Brown’s warrants were tied to alleged drug offenses. On Tuesday, Crump tweeted a clip of what he called “the militarized police force rushing to kill Andrew Brown,” showing a truck with the word “sheriff” painted on the side and packed with armed personnel.
Crump also tweeted that the video was provided by the Elizabeth City Council, but USA TODAY could not verify whether the deputies portrayed in the video were the actual deputies on their way to serve Brown the warrant.
WAVY-TV reported the video was taken by a city-owned camera mounted on a utility pole on Brown’s street
On Tuesday, another night of protests continued in Elizabeth City. The mayor previously declared a state of emergency before any possible video release and a curfew was in effect.
“It seems like every week we say no justice, no peace, but nothing gets better. We should all be tired of this so it doesn’t become a weekly event. They have to improve the training. They have to improve community policing,” Kirk Rivers, brother to the Pasquotank County NAACP President Keith Rivers, said as he led a group of marchers.
Brown’s death came one day after a jury in Minneapolis found former police officer Derek Chauvin guilty of murdering George Floyd and a day before a funeral was held for Daunte Wright, a Black man in Minnesota fatally shot by an officer during a traffic stop.
A funeral for Brown is scheduled for Monday, where civil rights leader Rev. Al Sharpton will delivery the eulogy. Sharpton also delivered the eulogy at Wright’s funeral.

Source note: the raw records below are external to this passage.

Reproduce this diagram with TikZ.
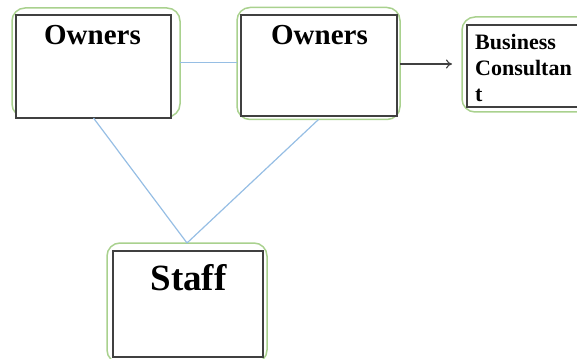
\documentclass[tikz,border=0pt]{standalone}
\usepackage{fontspec}
\setmainfont{Liberation Serif}
\usetikzlibrary{arrows.meta}
\definecolor{frgreen}{RGB}{169,209,142}
\definecolor{lnblue}{RGB}{150,190,228}
\definecolor{boxgray}{RGB}{64,64,64}
\tikzset{
  glow/.style={draw=frgreen, line width=1.5pt, rounded corners=13pt, inner sep=0pt, outer sep=0pt},
  card/.style={draw=boxgray, line width=1.3pt, fill=white, inner sep=0pt, outer sep=0pt},
  link/.style={draw=lnblue, line width=1.2pt},
  flow/.style={draw=boxgray, line width=1.1pt, -{To[length=6pt,width=9pt]}},
  lbl/.style={font=\bfseries, inner sep=0pt, anchor=base}
}
\begin{document}
\begin{tikzpicture}[x=1pt,y=-1pt]
\useasboundingbox (0,0) rectangle (577,358);
% box 1
\node[glow, minimum width=168pt, minimum height=109pt] (g1) at (96,62.5) {};
\node[card, minimum width=155pt, minimum height=103pt] (b1) at (93.5,66.5) {};
\node[lbl, font=\bfseries\fontsize{29}{31}\selectfont] (t1) at (92.5,45) {Owners};
% box 2
\node[glow, minimum width=163pt, minimum height=112pt] (g2) at (318.5,63.5) {};
\node[card, minimum width=156pt, minimum height=101pt] (b2) at (319,65.5) {};
\node[lbl, font=\bfseries\fontsize{29}{31}\selectfont] (t2) at (319.5,45) {Owners};
% box 3
\node[glow, minimum width=140pt, minimum height=95pt] (g3) at (532,64.5) {};
\node[card, minimum width=130pt, minimum height=82pt] (b3) at (532,66) {};
\node[font=\bfseries\fontsize{22}{26}\selectfont, inner sep=0pt, anchor=base west, align=left] (t3) at (475,102) {Business\\Consultan\\t};
% staff box
\node[glow, minimum width=160pt, minimum height=120pt] (g4) at (187,303) {};
\node[card, minimum width=150pt, minimum height=106pt] (b4) at (188,304) {};
\node[lbl, font=\bfseries\fontsize{37}{40}\selectfont] (t4) at (188.5,290) {Staff};
% connectors
\draw[link] (g1.east) -- (g1.east -| g2.west);
\draw[link] (b1.south) -- (g4.north);
\draw[link] (g2.south) -- (g4.north);
\coordinate (ae) at (452,64);
\draw[flow] (g2.east |- ae) -- (ae);
\end{tikzpicture}
\end{document}
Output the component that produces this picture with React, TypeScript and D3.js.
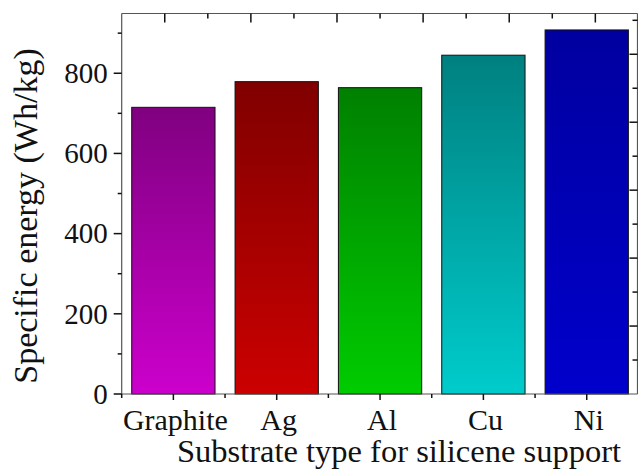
import React, { useEffect, useRef } from 'react'
import * as d3 from 'd3'

const substrates = ['Graphite', 'Ag', 'Al', 'Cu', 'Ni']
const energy = [715, 779, 764, 845, 908]
const topColors = ['#800080', '#800000', '#008000', '#008080', '#0000a0']
const bottomColors = ['#cc00cc', '#cc0000', '#00cc00', '#00cccc', '#0000cc']
const yTicks = [0, 200, 400, 600, 800]
const yMinorTicks = [100, 300, 500, 700, 900]

const W = 638
const H = 470
const left = 121.7
const right = 638.4
const top = 13.5
const bottom = 394
const frameRight = 637.5
const font = '"Liberation Serif", "Times New Roman", serif'

const EnergyBars = () => {
  const svgRef = useRef<SVGSVGElement>(null)

  useEffect(() => {
    const svg: any = d3.select(svgRef.current)
    svg.selectAll('*').remove()

    const x = d3.scaleBand<string>().domain(substrates).range([left, right])
      .paddingInner(0.194).paddingOuter(0.097)
    const y = d3.scaleLinear().domain([0, 949]).range([bottom, top])
    // secondary frame ticks (top / right), no labels
    const xTop = d3.scaleLinear().domain([0, 12]).range([left, right])
    const yRight = d3.scaleLinear().domain([0, 11.2]).range([bottom, top])

    const defs = svg.append('defs')
    substrates.forEach((s, i) => {
      const g = defs.append('linearGradient')
        .attr('id', 'grad' + i)
        .attr('x1', 0).attr('y1', 0).attr('x2', 0).attr('y2', 1)
      g.append('stop').attr('offset', '0%').attr('stop-color', topColors[i])
      g.append('stop').attr('offset', '100%').attr('stop-color', bottomColors[i])
    })

    // bars
    svg.append('g')
      .selectAll('rect')
      .data(substrates)
      .join('rect')
      .attr('x', (d: string) => x(d))
      .attr('y', (_: string, i: number) => y(energy[i]))
      .attr('width', x.bandwidth())
      .attr('height', (_: string, i: number) => bottom - y(energy[i]))
      .attr('fill', (_: string, i: number) => `url(#grad${i})`)
      .attr('stroke', '#111')
      .attr('stroke-width', 1)

    // frame
    const frame = svg.append('g').attr('stroke', '#555').attr('stroke-width', 1.2).attr('fill', 'none')
    frame.append('line').attr('x1', left).attr('x2', left).attr('y1', top).attr('y2', bottom)
    frame.append('line').attr('x1', left).attr('x2', frameRight).attr('y1', bottom).attr('y2', bottom)
    frame.append('line').attr('x1', left).attr('x2', frameRight).attr('y1', top).attr('y2', top)
    frame.append('line').attr('x1', frameRight).attr('x2', frameRight).attr('y1', top).attr('y2', bottom)

    const ticks = svg.append('g').attr('stroke', '#111').attr('stroke-width', 1.5)

    // left axis
    ticks.selectAll('.ymaj').data(yTicks).join('line')
      .attr('x1', left - 8).attr('x2', left)
      .attr('y1', (d: number) => y(d)).attr('y2', (d: number) => y(d))
    ticks.selectAll('.ymin').data(yMinorTicks).join('line')
      .attr('x1', left - 4).attr('x2', left)
      .attr('y1', (d: number) => y(d)).attr('y2', (d: number) => y(d))

    // bottom axis: major at categories, minor between
    const centers = substrates.map(s => (x(s) as number) + x.bandwidth() / 2)
    const step = x.step()
    const between = d3.range(substrates.length).map(i => left + i * step)
    ticks.append('g').selectAll('line').data(centers).join('line')
      .attr('x1', (d: number) => d).attr('x2', (d: number) => d)
      .attr('y1', bottom).attr('y2', bottom + 6)
    ticks.append('g').selectAll('line').data(between).join('line')
      .attr('x1', (d: number) => d).attr('x2', (d: number) => d)
      .attr('y1', bottom).attr('y2', bottom + 4)

    // top ticks, inward
    ticks.append('g').selectAll('line').data(d3.range(1, 12)).join('line')
      .attr('x1', (d: number) => xTop(d)).attr('x2', (d: number) => xTop(d))
      .attr('y1', top).attr('y2', (d: number) => top + (d % 2 === 1 ? 9 : 5))

    // right ticks, inward
    ticks.append('g').selectAll('line').data(d3.range(1, 12)).join('line')
      .attr('x1', (d: number) => frameRight - (d % 2 === 0 ? 8 : 5)).attr('x2', frameRight)
      .attr('y1', (d: number) => yRight(d)).attr('y2', (d: number) => yRight(d))

    // labels
    svg.append('g').selectAll('text').data(yTicks).join('text')
      .attr('x', left - 14)
      .attr('y', (d: number) => y(d))
      .attr('dy', '0.34em')
      .attr('text-anchor', 'end')
      .attr('font-family', font)
      .attr('font-size', 29)
      .attr('fill', '#111')
      .text((d: number) => d)

    svg.append('g').selectAll('text').data(substrates).join('text')
      .attr('x', (_: string, i: number) => centers[i] + 2)
      .attr('y', 430)
      .attr('text-anchor', 'middle')
      .attr('font-family', font)
      .attr('font-size', 30)
      .attr('fill', '#111')
      .text((d: string) => d)

    svg.append('text')
      .attr('x', 399)
      .attr('y', 462)
      .attr('text-anchor', 'middle')
      .attr('font-family', font)
      .attr('font-size', 32.5)
      .attr('fill', '#111')
      .text('Substrate type for silicene support')

    svg.append('text')
      .attr('transform', 'translate(37,216) rotate(-90)')
      .attr('text-anchor', 'middle')
      .attr('font-family', font)
      .attr('font-size', 34)
      .attr('fill', '#111')
      .text('Specific energy (Wh/kg)')
  }, [])

  return (
    <svg ref={svgRef} width={W} height={H}
      style={{ position: 'absolute', left: 0, top: 0, background: '#fff' }} />
  )
}

export default function App() {
  return <EnergyBars />
}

Family seeks answers:Why did police fatally shoot Andrew Brown Jr.?
Earlier Tuesday, Brown’s family’s attorneys released results from an autopsy the family commissioned. The independent exam showed Brown was shot four times in his arm and once in the back of his head.
“He left, tried to save his life and they continued to shoot and put a bullet in the back of his head,” family attorney Harry Daniels said.
“It’s obvious he was trying to get away. It’s obvious. And they’re going to shoot him in the back of the head?” Ferebee added.
The family’s attorneys said they welcomed the FBI’s involvement in the case to “overcome any local bias that may prevent justice from being served.” The bureau said it would work closed with the Justice Department “to determine whether federal laws were violated.”
Womble said in a statement that state law gives him the power to decide on prosecuting crimes in his district and he stands “ready, willing and able to fulfill my statutory obligations.”
Cooper, though, said a special prosecutor should handle the case. “This would help assure the community and Mr. Brown’s family that a decision on pursuing criminal charges is conducted without bias,” Cooper said in a statement.
State Attorney General Josh Stein said his office has offered assistance to the local prosecutor and cannot intervene unless asked.